Making moong dal halwa
- Melt ghee in a nonstick kadai or frying pan or a well-seasoned wok or frying pan. Add the ground moong dal. Stir and mix well.
- Keep on stirring the halwa on a medium-low to medium heat. The halwa has the raw aroma of the moong lentils and it should go away completely before you start with the next step. So till then you have to stir and cook the halwa.
- The halwa first is pasty, then starts getting lumpy and then starts breaking down and getting separated with the fat releasing from the sides. Break the lumps while stirring.
- Meanwhile when the halwa is cooking, in another pan or kadai, take milk, water and sugar.
- Keep this pan on the stove top and stir so that the sugar dissolves. On a low or medium flame, heat this milk-water-sugar mixture till it comes to a boil.
- The moong dal mixture should reach a granular consistency before you add the hot milk mixture. You should get a fried aroma from the mung lentils and the color should become golden.

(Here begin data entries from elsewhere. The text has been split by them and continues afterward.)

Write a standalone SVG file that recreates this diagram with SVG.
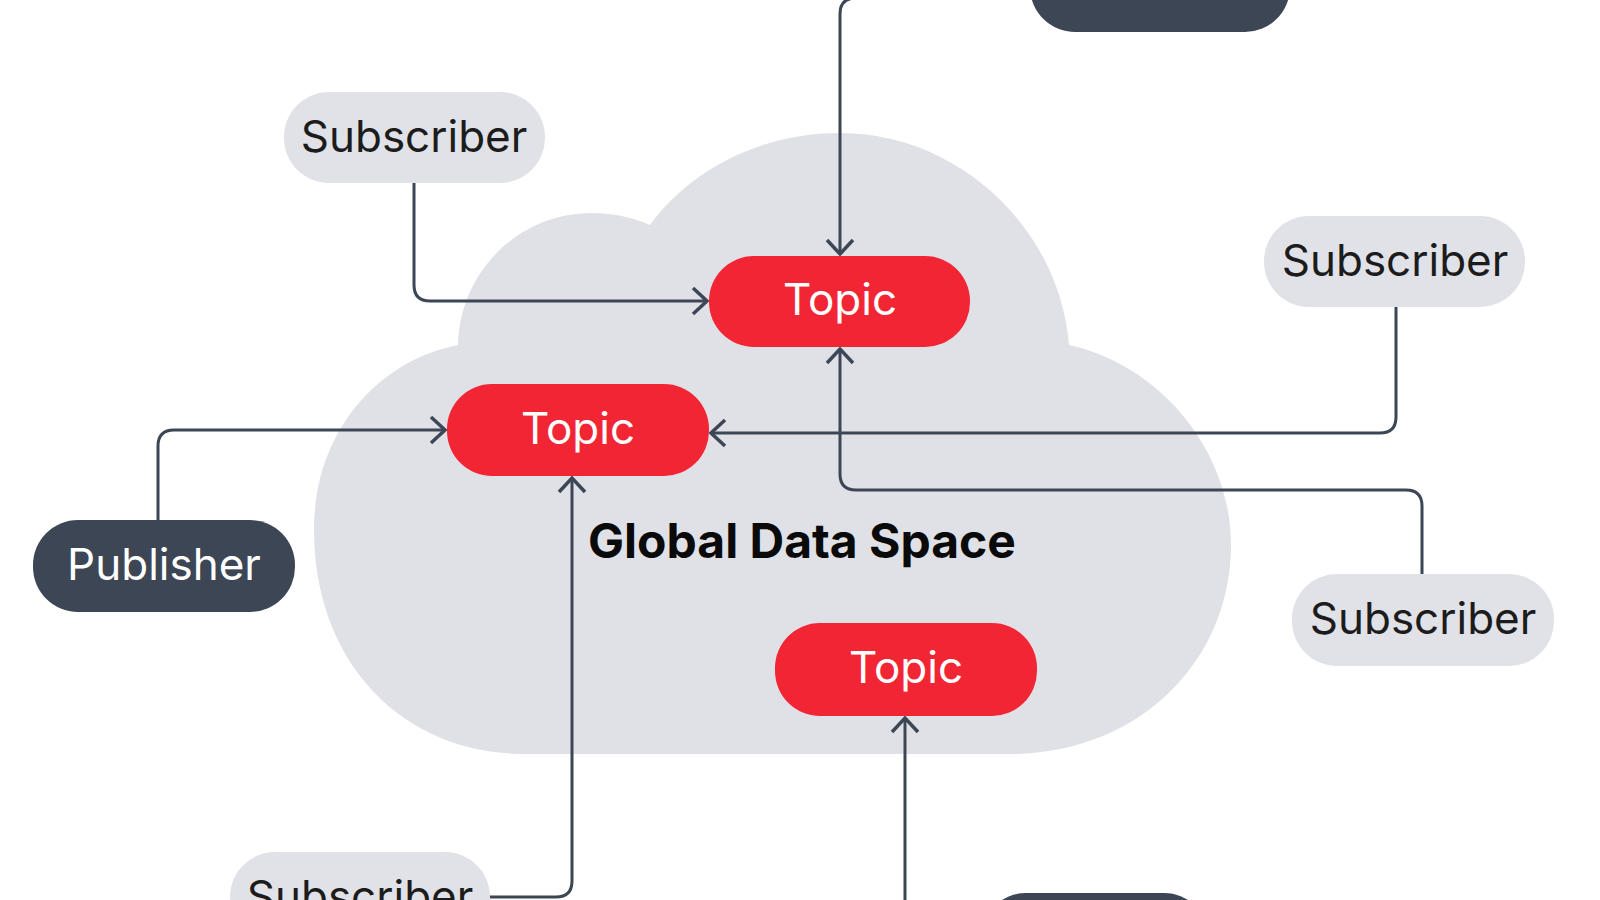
<svg xmlns="http://www.w3.org/2000/svg" width="1600" height="900" viewBox="0 0 1600 900">
<style>
.t{font-family:Inter,"Liberation Sans",sans-serif;font-size:44px;text-anchor:middle;dominant-baseline:central}
.sub rect{fill:#e1e2e8}.sub text{fill:#1c1c1c}
.pub rect{fill:#3d4655}.pub text{fill:#fff}
.top rect{fill:#f22535}.top text{fill:#fff}
.c path{fill:none;stroke:#3d4655;stroke-width:3}
</style>
<defs><marker id="a" markerWidth="20" markerHeight="32" refX="17" refY="16" orient="auto" markerUnits="userSpaceOnUse"><path d="M3 3 L17 16 L3 29" fill="none" stroke="#3d4655" stroke-width="3.5"/></marker></defs>
<rect width="1600" height="900" fill="#fff"/>
<path id="cloud" d="M525 754 C400 754 314 660 314 530 C314 430 380 360 458 345 C460 270 520 213 592 213 C615 213 635 218 650 225 C690 170 760 133 840 133 C960 133 1060 230 1069 345 C1160 365 1231 450 1231 545 C1231 660 1140 754 1010 754 Z" fill="#e0e1e7"/>
<text x="802" y="540" font-family="Inter,'Liberation Sans',sans-serif" font-size="48" font-weight="bold" text-anchor="middle" dominant-baseline="central" fill="#0a0a0a">Global Data Space</text>
<g class="c">
<path d="M414 183 V285 Q414 301 430 301 H707" marker-end="url(#a)"/>
<path d="M880 -2 H856 Q840 -2 840 14 V254" marker-end="url(#a)"/>
<path d="M158 520 V446 Q158 430 174 430 H445" marker-end="url(#a)"/>
<path d="M1396 307 V417 Q1396 433 1380 433 H711" marker-end="url(#a)"/>
<path d="M1422 574 V506 Q1422 490 1406 490 H856 Q840 490 840 474 V349" marker-end="url(#a)"/>
<path d="M905 900 V718" marker-end="url(#a)"/>
<path d="M490 897 H556 Q572 897 572 881 V478" marker-end="url(#a)"/>
</g>
<g id="sub1" class="sub"><rect x="284" y="92" width="261" height="91" rx="45"/><text class="t" x="414" y="136">Subscriber</text></g>
<g id="sub2" class="sub"><rect x="1264" y="216" width="261" height="91" rx="45"/><text class="t" x="1395" y="260">Subscriber</text></g>
<g id="sub3" class="sub"><rect x="1292" y="574" width="262" height="92" rx="45"/><text class="t" x="1423" y="618">Subscriber</text></g>
<g id="sub4" class="sub"><rect x="230" y="852" width="260" height="92" rx="45"/><text class="t" x="360" y="896">Subscriber</text></g>
<g id="pub1" class="pub"><rect x="33" y="520" width="262" height="92" rx="45"/><text class="t" x="164" y="564">Publisher</text></g>
<g id="pub2" class="pub"><rect x="1030" y="-60" width="260" height="92" rx="45"/></g>
<g id="pub3" class="pub"><rect x="981" y="893" width="228" height="92" rx="45"/></g>
<g id="topic1" class="top"><rect x="709" y="256" width="261" height="91" rx="45"/><text class="t" x="840" y="299">Topic</text></g>
<g id="topic2" class="top"><rect x="447" y="384" width="262" height="92" rx="45"/><text class="t" x="578" y="428">Topic</text></g>
<g id="topic3" class="top"><rect x="775" y="623" width="262" height="93" rx="45"/><text class="t" x="906" y="667">Topic</text></g>
</svg>
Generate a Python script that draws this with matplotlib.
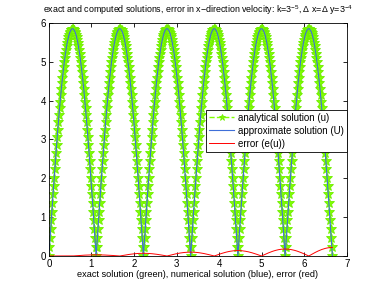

The fat also should get separated.
- When the milk mixture comes to a boil, add it to the fried mung lentils.
- The mixture sizzles, so be careful while adding the hot milk and water mixture.
- Stir well. Simmer and cook stirring often.
- The liquids should get absorbed and once again you will see the ghee getting separated.
- Lastly add cardamom powder, chopped pistachios and raisins.
- Serve Moong Dal Halwa hot. You can also garnish with some pistachios and serve.
- * 1 cup sugar is just sweet which we prefer. For more sweetness you can add 1 or 2 tablespoons more of sugar or add ¼ cup sugar extra.
- Make sure to soak the lentils for a few hours so that you can grind them easily to a smooth paste.
- Remember not to add too much water while grinding and make the paste or batter runny or watery.
- The recipe can be halved or doubled.